> **DATA SEGMENT**
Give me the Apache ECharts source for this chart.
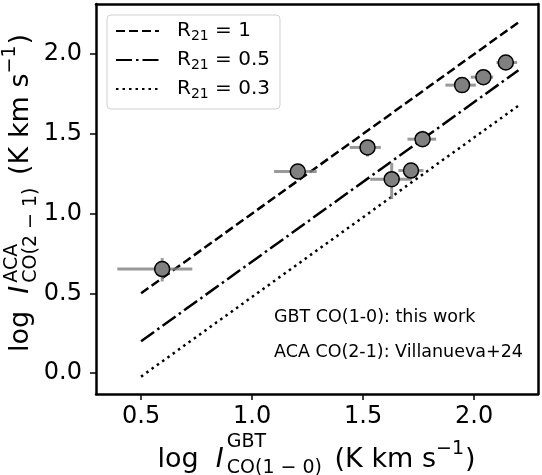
<!DOCTYPE html>
<html><head><meta charset="utf-8">
<script src="https://cdn.jsdelivr.net/npm/echarts@6/dist/echarts.min.js"></script>
<style>html,body{margin:0;padding:0;background:#fff}#c{width:542px;height:475px}</style>
</head><body><div id="c"></div>
<script>
// ---- data ----
const xTicks = [0.5, 1.0, 1.5, 2.0];
const yTicks = [0.0, 0.5, 1.0, 1.5, 2.0];
const ptX   = [0.595, 1.206, 1.520, 1.629, 1.716, 1.768, 1.946, 2.042, 2.143];
const ptY   = [0.652, 1.264, 1.415, 1.216, 1.270, 1.467, 1.806, 1.856, 1.948];
const xLo   = [0.393, 1.099, 1.440, 1.532, 1.659, 1.700, 1.871, 1.985, 2.101];
const xHi   = [0.731, 1.291, 1.580, 1.719, 1.772, 1.829, 2.008, 2.086, 2.194];
const yLo   = [0.574, 1.240, 1.358, 1.091, 1.245, 1.420, 1.782, 1.810, 1.928];
const yHi   = [0.721, 1.288, 1.463, 1.317, 1.295, 1.520, 1.830, 1.900, 1.968];
const lineR1  = [[0.5, 0.5], [2.2, 2.2]];
const lineR05 = [[0.5, 0.199], [2.2, 1.899]];
const lineR03 = [[0.5, -0.023], [2.2, 1.677]];
const legendNames = ['R21 = 1', 'R21 = 0.5', 'R21 = 0.3'];
const noteLines = ['GBT CO(1-0): this work', 'ACA CO(2-1): Villanueva+24'];

const FAM = '"DejaVu Sans", sans-serif';
const chart = echarts.init(document.getElementById('c'), null, {renderer: 'canvas'});

// build math-like title (measured with canvas)
const mctx = document.createElement('canvas').getContext('2d');
function tw(t, sz, it) { mctx.font = (it ? 'italic ' : '') + sz + 'px "DejaVu Sans"'; return mctx.measureText(t).width; }
function mkText(x, base, t, sz, it) {
  return {type: 'text', x: x, y: base - 0.3 * sz,
    style: {text: t, fontSize: sz, fontFamily: FAM, fontStyle: it ? 'italic' : 'normal', fill: '#000',
      textAlign: 'left', verticalAlign: 'middle', textVerticalAlign: 'middle'}};
}
function mathTitle(parts, M, S, supB, subB, supOnly) {
  let x = 0; const kids = [];
  for (const p of parts) {
    if (p.stack) {
      kids.push(mkText(x, supB, p.stack[0], S, false));
      kids.push(mkText(x, subB, p.stack[1], S, false));
      x += Math.max(tw(p.stack[0], S), tw(p.stack[1], S)) + 4;
    } else if (p.sup) {
      kids.push(mkText(x, supOnly, p.sup, S, false));
      x += tw(p.sup, S) + 1;
    } else {
      kids.push(mkText(x, 0, p.t, M, p.it));
      x += tw(p.t, M, p.it) + (p.it ? 3 : 0);
    }
  }
  kids.forEach(k => k.x -= x / 2);
  return kids;
}
const M = 27, S = 19;
const xTitleParts = [{t: 'log  '}, {t: 'I', it: true}, {stack: ['GBT', 'CO(1 − 0)']}, {t: ' (K km s'}, {sup: '−1'}, {t: ')'}];
const yTitleParts = [{t: 'log  '}, {t: 'I', it: true}, {stack: ['ACA', 'CO(2 − 1)']}, {t: ' (K km s'}, {sup: '−1'}, {t: ')'}];

const errData = ptX.map((x, i) => [x, ptY[i], xLo[i], xHi[i], yLo[i], yHi[i]]);
const ptData = ptX.map((x, i) => [x, ptY[i]]);

function legendFmt(name) {
  const v = name.replace('R21', '');
  return '{a|R}{s|21}{r|' + v + '}';
}
const XMIN = 0.297, XMAX = 2.288, YMIN = -0.132, YMAX = 2.315;
const frameAxis = {axisLine: {show: true, onZero: false, lineStyle: {color: '#000', width: 2.5}},
  axisTick: {show: false}, axisLabel: {show: false}, splitLine: {show: false}};

chart.setOption({
  animation: false,
  grid: {left: 96, top: 4, width: 442, height: 390},
  xAxis: [{type: 'value', min: XMIN, max: XMAX, position: 'bottom',
    axisLine: {show: true, onZero: false, lineStyle: {color: '#000', width: 2.5}}, splitLine: {show: false},
    axisTick: {show: true, length: 6, lineStyle: {color: '#000', width: 1.5}, customValues: xTicks},
    axisLabel: {customValues: xTicks, formatter: v => v.toFixed(1), fontSize: 24, fontFamily: FAM, color: '#000', margin: 11}},
    Object.assign({type: 'value', min: XMIN, max: XMAX, position: 'top'}, frameAxis)],
  yAxis: [{type: 'value', min: YMIN, max: YMAX, position: 'left',
    axisLine: {show: true, onZero: false, lineStyle: {color: '#000', width: 2.5}}, splitLine: {show: false},
    axisTick: {show: true, length: 6, lineStyle: {color: '#000', width: 1.5}, customValues: yTicks},
    axisLabel: {customValues: yTicks, formatter: v => v.toFixed(1), fontSize: 24, fontFamily: FAM, color: '#000', margin: 14}},
    Object.assign({type: 'value', min: YMIN, max: YMAX, position: 'right'}, frameAxis)],
  legend: {show: true, data: legendNames, orient: 'vertical', left: 107, top: 15,
    itemWidth: 43, itemHeight: 14, itemGap: 7,
    padding: [6, 10, 8, 8], borderColor: '#d0d0d0', borderWidth: 1, borderRadius: 4,
    backgroundColor: 'rgba(255,255,255,0.8)',
    itemStyle: {color: 'transparent', borderWidth: 0, opacity: 0},
    formatter: legendFmt,
    textStyle: {color: '#000', fontFamily: FAM,
      rich: {a: {fontSize: 20, fontFamily: FAM, color: '#000', lineHeight: 24, verticalAlign: 'middle', padding: [0, 0, 0, 13]},
             r: {fontSize: 20, fontFamily: FAM, color: '#000', lineHeight: 24, verticalAlign: 'middle'},
             s: {fontSize: 14, fontFamily: FAM, color: '#000', lineHeight: 14, verticalAlign: 'bottom'}}}},
  series: [
    {name: legendNames[0], type: 'line', data: lineR1, symbol: 'none', z: 2, color: '#000',
      lineStyle: {color: '#000', width: 2.5, type: [9, 4]}},
    {name: legendNames[1], type: 'line', data: lineR05, symbol: 'none', z: 2, color: '#000',
      lineStyle: {color: '#000', width: 2.5, type: [16, 4, 2.5, 4]}},
    {name: legendNames[2], type: 'line', data: lineR03, symbol: 'none', z: 2, color: '#000',
      lineStyle: {color: '#000', width: 2.5, type: [2.5, 4]}},
    {type: 'custom', data: errData, z: 3, silent: true,
      encode: {x: [0, 2, 3], y: [1, 4, 5]},
      renderItem: (params, api) => {
        const l = api.coord([api.value(2), api.value(1)]);
        const r = api.coord([api.value(3), api.value(1)]);
        const b = api.coord([api.value(0), api.value(4)]);
        const t = api.coord([api.value(0), api.value(5)]);
        const st = {stroke: 'rgba(128,128,128,0.8)', lineWidth: 3};
        return {type: 'group', children: [
          {type: 'line', shape: {x1: l[0], y1: l[1], x2: r[0], y2: r[1]}, style: st},
          {type: 'line', shape: {x1: b[0], y1: b[1], x2: t[0], y2: t[1]}, style: st}
        ]};
      }},
    {type: 'scatter', data: ptData, z: 4, symbol: 'circle', symbolSize: 15,
      itemStyle: {color: '#808080', borderColor: '#000', borderWidth: 1.5, opacity: 1}}
  ],
  graphic: [
    {type: 'group', x: 316.5, y: 468, children: mathTitle(xTitleParts, M, S, -20, 6, -13)},
    {type: 'group', x: 29, y: 193, rotation: Math.PI / 2, children: mathTitle(yTitleParts, M, S, -11, 8, -13)},
    {type: 'text', left: 274, top: 308, style: {text: noteLines[0], fontSize: 17.5, fontFamily: FAM, fill: '#000'}},
    {type: 'text', left: 274, top: 343, style: {text: noteLines[1], fontSize: 17.5, fontFamily: FAM, fill: '#000'}}
  ]
});
</script></body></html>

> **WORK TO DO**
Make an exact copy of the lines from the top of the material through the line with "const noteLines = ['GBT", pictures excluded.

> **SOLUTION TO THIS PROBLEM**
Give me the Apache ECharts source for this chart.
<!DOCTYPE html>
<html><head><meta charset="utf-8">
<script src="https://cdn.jsdelivr.net/npm/echarts@6/dist/echarts.min.js"></script>
<style>html,body{margin:0;padding:0;background:#fff}#c{width:542px;height:475px}</style>
</head><body><div id="c"></div>
<script>
// ---- data ----
const xTicks = [0.5, 1.0, 1.5, 2.0];
const yTicks = [0.0, 0.5, 1.0, 1.5, 2.0];
const ptX   = [0.595, 1.206, 1.520, 1.629, 1.716, 1.768, 1.946, 2.042, 2.143];
const ptY   = [0.652, 1.264, 1.415, 1.216, 1.270, 1.467, 1.806, 1.856, 1.948];
const xLo   = [0.393, 1.099, 1.440, 1.532, 1.659, 1.700, 1.871, 1.985, 2.101];
const xHi   = [0.731, 1.291, 1.580, 1.719, 1.772, 1.829, 2.008, 2.086, 2.194];
const yLo   = [0.574, 1.240, 1.358, 1.091, 1.245, 1.420, 1.782, 1.810, 1.928];
const yHi   = [0.721, 1.288, 1.463, 1.317, 1.295, 1.520, 1.830, 1.900, 1.968];
const lineR1  = [[0.5, 0.5], [2.2, 2.2]];
const lineR05 = [[0.5, 0.199], [2.2, 1.899]];
const lineR03 = [[0.5, -0.023], [2.2, 1.677]];
const legendNames = ['R21 = 1', 'R21 = 0.5', 'R21 = 0.3'];
const noteLines = ['GBT CO(1-0): this work', 'ACA CO(2-1): Villanueva+24'];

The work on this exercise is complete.